We had three choices: kill her, release her to be vermin in someone else’s apartment, or keep her.

We kept her.

I learned so much from her and the tame friend we got for her, and put my prejudices aside based on real experience with her, rather than on my assumptions.

Now back to Georgetown, where I try to write with Today’s bedraggled dead mouse in view. My host’s granddaughter begins to watch Ratatouille, and I am drawn into the story, a funny and clever account of a gifted rat who longs to be a chef. I wonder if it improves viewers attitudes towards rats? The film puts them in a positive light, and the message is important: not to write anyone off, and to have an open mind. And so that same old question again: why am I researching humane or environmental education when the arts are probably our best bet to promote humane treatment of animals? Why not write anti-glue trap songs and try to become a pop star? Is it possible that exposure to a few minutes or hours of art can do more than days and months of classes?

Then Ms. E comes back with a mission: to fry bakes tonight for breakfast tomorrow. Her method is a bit different from the way I was taught, and I enjoy learning from her.
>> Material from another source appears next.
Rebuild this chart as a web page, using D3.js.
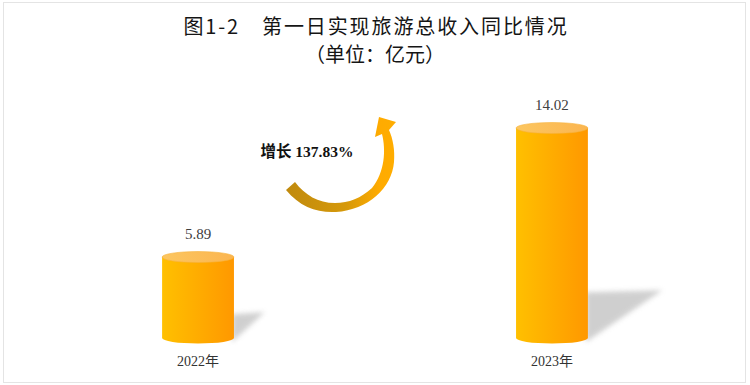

Then another bedraggled mouse appears, stumbling and confused, in the brightly lit kitchen. I steer this mouse towards a closed door to the outside, and she is able to escape. But I say to Ms. E that this mouse must be sick or injured, a mouse would never come out in the light like that, and she seemed to be limping and confused.

And this leads us to Tomorrow’s mouse: will it be Ratatouille or the poor little injured sick mouse slipping out the kitchen door? Will we use our human ingenuity to work on humane ways to control nuisance animals, or continue the cruel status quo? It’s our choice.